Head coach Lovie Smith was glad to get back on the practice field after the extended layoff during spring break.

He said the offense, which is adapting to a new up-tempo style under newly hired offensive coordinator Rod Smith, is still in the process of learning. He did say, however, that he has seen improvement already.

“Whenever you take a break, it feels like it’s been forever since we’ve practiced,” Smith said. “But we only have a few more practices to go, and if there is something that we haven’t seen from some of the players, they want to show us. It’s about the time.”

There are four remaining spring practice dates left for the Illini. The final practice, which will take place on April 7 from noon to 2 p.m., will be open to the public.

Early recruiting momentum

The Illini got their biggest commitment since Arrelious Benn in the class of 2007 with Isaiah Williams’ announcement on Friday, and although it’s early in the hunt for talent in the class of 2019, things are looking up for Illini.

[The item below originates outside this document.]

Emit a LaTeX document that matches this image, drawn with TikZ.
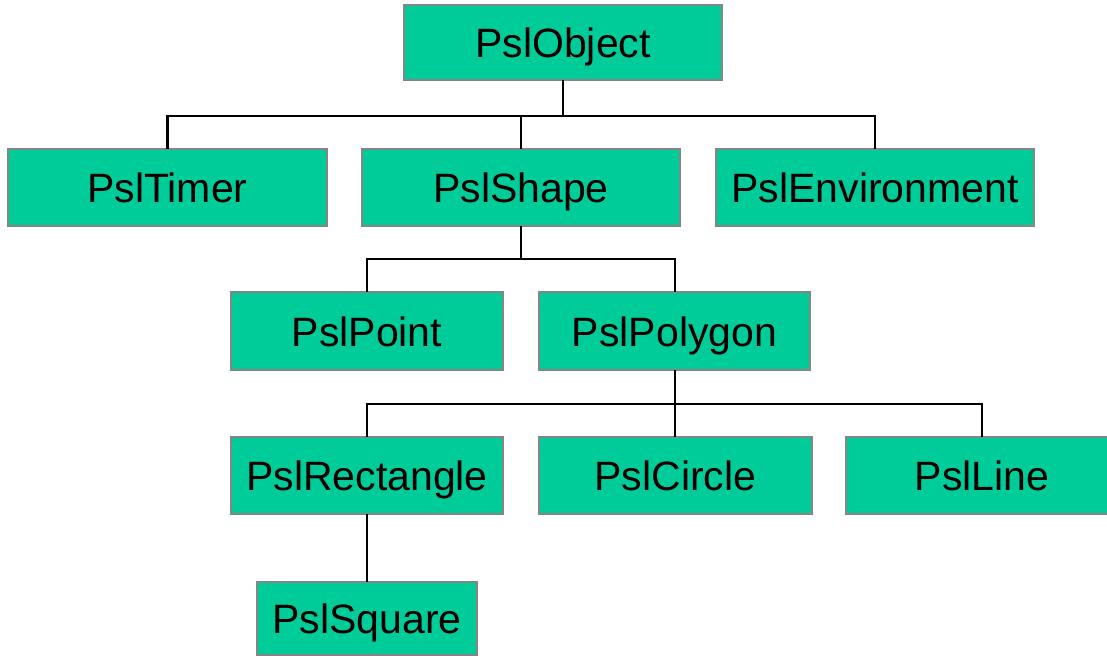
\documentclass[tikz,border=0pt]{standalone}
\usepackage{fontspec}
\setmainfont{Liberation Sans}
\definecolor{boxfill}{HTML}{00CC99}
\definecolor{boxline}{HTML}{858585}
\begin{document}
\begin{tikzpicture}[x=1pt,y=-1pt,
  cls/.style={draw=boxline, line width=2pt, fill=boxfill, inner sep=0pt, outer sep=0pt,
    text height=30pt, text depth=0pt, font=\fontsize{41}{49}\selectfont},
  link/.style={draw=black, line width=2.5pt}]
\useasboundingbox (0,0) rectangle (1107,657);
\clip (0,0) rectangle (1107,657);
\node[cls, minimum width=318pt, minimum height=75pt] (obj) at (563,42.5) {PslObject};
\node[cls, minimum width=319pt, minimum height=77pt] (timer) at (167.5,187.5) {PslTimer};
\node[cls, minimum width=318pt, minimum height=77pt] (shape) at (521,187.5) {PslShape};
\node[cls, minimum width=318pt, minimum height=77pt] (env) at (875,187.5) {PslEnvironment};
\node[cls, minimum width=272pt, minimum height=78pt] (point) at (367,331) {PslPoint};
\node[cls, minimum width=271pt, minimum height=78pt] (poly) at (674.5,331) {PslPolygon};
\node[cls, minimum width=272pt, minimum height=77pt] (rect) at (367,475.5) {PslRectangle};
\node[cls, minimum width=273pt, minimum height=77pt] (circ) at (675.5,475.5) {PslCircle};
\node[cls, minimum width=272pt, minimum height=77pt] (line) at (982,475.5) {PslLine};
\node[cls, minimum width=220pt, minimum height=73pt] (sq) at (367,618.5) {PslSquare};
\coordinate (b1) at (563,116);
\coordinate (b2) at (521,259);
\coordinate (b3) at (675,404);
\draw[link] (obj.south) -- (b1);
\draw[link] (timer.north) |- (b1) -| (env.north);
\draw[link] (shape.north) -- (shape.north |- b1);
\draw[link] (shape.south) -- (b2);
\draw[link] (point.north) |- (b2) -| (poly.north -| b3);
\draw[link] (poly.south -| b3) -- (b3);
\draw[link] (rect.north) |- (b3) -| (line.north);
\draw[link] (circ.north -| b3) -- (b3);
\draw[link] (rect.south) -- (sq.north);
\end{tikzpicture}
\end{document}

Currently, the team’s three-man class consists of five-star athlete Williams (who Illinois recruited as a quarterback), four-star athlete Marquez Beason and three-star tight end Griffin Moore. As it stands, this recruiting class is ranked No. 24 in the country and No. 7 in the Big Ten, an improvement from Smith’s 2018 class, which came in ranked No. 55 nationally and No. 12 in the Big Ten.

Speaking Tuesday over the sounds of construction workers inside and outside of the Irwin Practice Facility, Smith is confident his program can maintain its forward momentum.

“That’s a good sound there, it’s a good sight too when you go outside and you see a full construction crew working,” Smith said. “We’re pretty pumped up about this new facility and what it will bring to our program. Recruiting is going well right now, and I think one of the things that has held us back a little bit in the past has been our facilities, but that’s being taken care of.”